■ Problem details:
Among the lines of the listing below, retype exactly those from the one containing "Generate a Python" through the one containing "from matplotlib.ticker import", both included. Do not include pictures.

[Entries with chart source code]
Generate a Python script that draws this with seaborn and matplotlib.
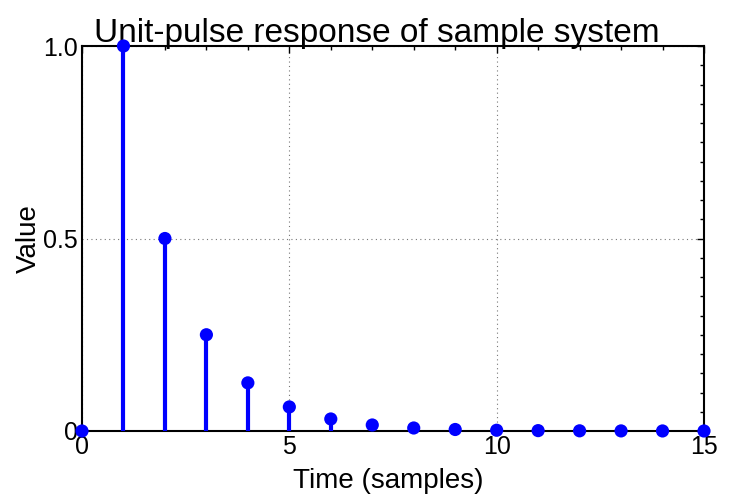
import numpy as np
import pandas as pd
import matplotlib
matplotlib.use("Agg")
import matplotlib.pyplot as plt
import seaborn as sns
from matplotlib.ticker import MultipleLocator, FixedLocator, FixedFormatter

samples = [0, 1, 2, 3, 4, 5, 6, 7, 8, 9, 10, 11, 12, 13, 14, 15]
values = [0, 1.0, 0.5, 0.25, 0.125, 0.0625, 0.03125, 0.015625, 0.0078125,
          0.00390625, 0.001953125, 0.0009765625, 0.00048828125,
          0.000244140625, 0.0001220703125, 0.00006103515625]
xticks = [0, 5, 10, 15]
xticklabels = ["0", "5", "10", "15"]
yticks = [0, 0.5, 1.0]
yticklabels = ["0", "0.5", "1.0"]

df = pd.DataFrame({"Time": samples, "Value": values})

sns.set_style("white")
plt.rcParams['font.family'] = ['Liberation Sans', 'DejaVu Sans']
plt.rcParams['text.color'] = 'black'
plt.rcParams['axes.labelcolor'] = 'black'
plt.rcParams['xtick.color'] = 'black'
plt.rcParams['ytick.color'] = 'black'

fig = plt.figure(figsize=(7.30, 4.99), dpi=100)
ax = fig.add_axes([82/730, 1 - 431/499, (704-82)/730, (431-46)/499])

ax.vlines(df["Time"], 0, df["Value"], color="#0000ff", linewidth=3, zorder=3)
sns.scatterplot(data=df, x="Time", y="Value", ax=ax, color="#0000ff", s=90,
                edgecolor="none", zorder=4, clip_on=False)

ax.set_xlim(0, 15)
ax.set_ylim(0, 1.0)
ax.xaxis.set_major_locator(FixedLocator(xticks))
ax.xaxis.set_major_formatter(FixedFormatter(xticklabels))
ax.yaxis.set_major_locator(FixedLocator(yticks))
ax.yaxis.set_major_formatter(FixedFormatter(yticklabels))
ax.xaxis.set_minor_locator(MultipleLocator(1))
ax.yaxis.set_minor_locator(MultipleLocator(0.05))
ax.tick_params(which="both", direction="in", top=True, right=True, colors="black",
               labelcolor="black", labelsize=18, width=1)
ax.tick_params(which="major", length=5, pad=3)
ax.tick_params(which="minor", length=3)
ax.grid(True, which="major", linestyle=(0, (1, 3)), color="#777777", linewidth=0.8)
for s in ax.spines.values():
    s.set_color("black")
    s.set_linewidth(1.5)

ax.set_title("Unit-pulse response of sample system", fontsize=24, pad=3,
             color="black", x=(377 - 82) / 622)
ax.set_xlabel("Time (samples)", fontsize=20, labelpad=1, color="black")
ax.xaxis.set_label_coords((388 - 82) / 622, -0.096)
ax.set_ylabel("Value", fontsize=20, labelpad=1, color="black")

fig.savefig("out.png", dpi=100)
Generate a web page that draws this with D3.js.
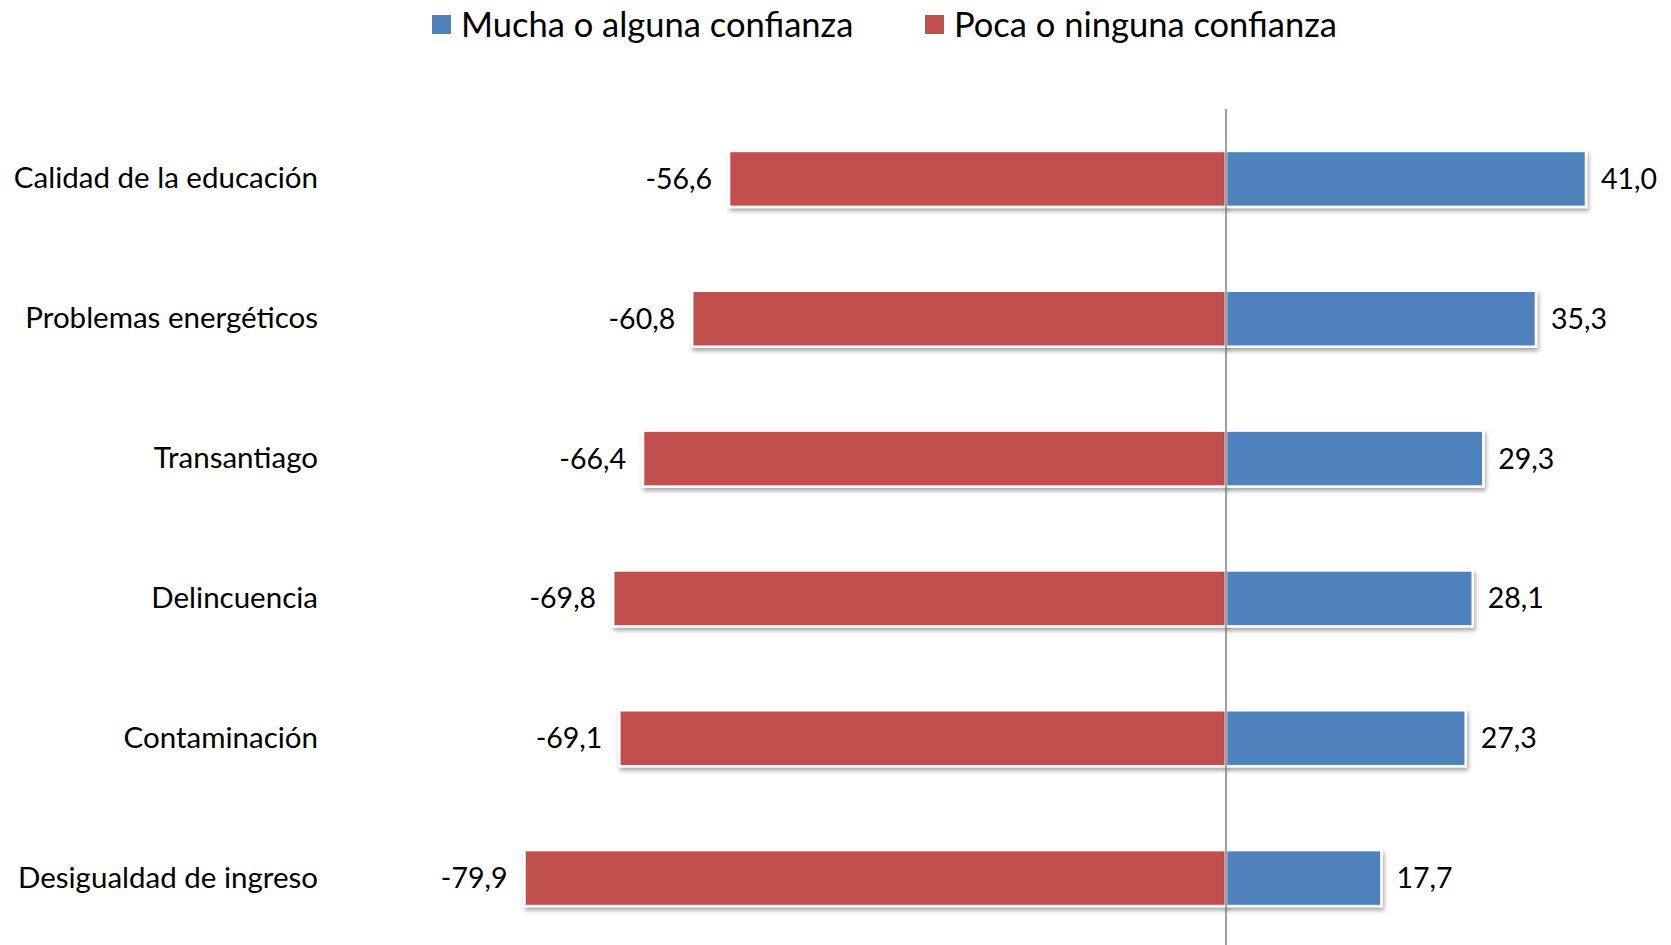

==

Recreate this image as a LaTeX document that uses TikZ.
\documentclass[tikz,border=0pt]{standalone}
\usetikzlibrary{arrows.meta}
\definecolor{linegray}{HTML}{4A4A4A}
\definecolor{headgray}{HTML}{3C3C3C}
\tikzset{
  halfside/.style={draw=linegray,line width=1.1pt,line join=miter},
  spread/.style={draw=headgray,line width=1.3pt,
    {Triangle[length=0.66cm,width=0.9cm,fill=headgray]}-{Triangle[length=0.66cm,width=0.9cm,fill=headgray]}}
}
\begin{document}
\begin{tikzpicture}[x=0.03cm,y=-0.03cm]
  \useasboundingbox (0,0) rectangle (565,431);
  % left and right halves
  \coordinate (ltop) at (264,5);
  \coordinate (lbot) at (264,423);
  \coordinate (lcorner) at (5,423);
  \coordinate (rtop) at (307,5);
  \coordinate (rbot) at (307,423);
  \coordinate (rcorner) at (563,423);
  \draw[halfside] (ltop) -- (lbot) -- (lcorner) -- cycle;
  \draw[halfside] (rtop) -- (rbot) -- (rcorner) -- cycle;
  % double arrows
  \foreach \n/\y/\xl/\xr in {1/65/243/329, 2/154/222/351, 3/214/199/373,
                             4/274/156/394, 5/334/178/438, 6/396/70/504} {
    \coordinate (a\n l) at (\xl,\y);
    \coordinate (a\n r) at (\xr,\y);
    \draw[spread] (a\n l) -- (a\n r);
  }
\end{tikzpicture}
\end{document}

■ Answer in full:
Generate a Python script that draws this with seaborn and matplotlib.
import numpy as np
import pandas as pd
import matplotlib
matplotlib.use("Agg")
import matplotlib.pyplot as plt
import seaborn as sns
from matplotlib.ticker import MultipleLocator, FixedLocator, FixedFormatter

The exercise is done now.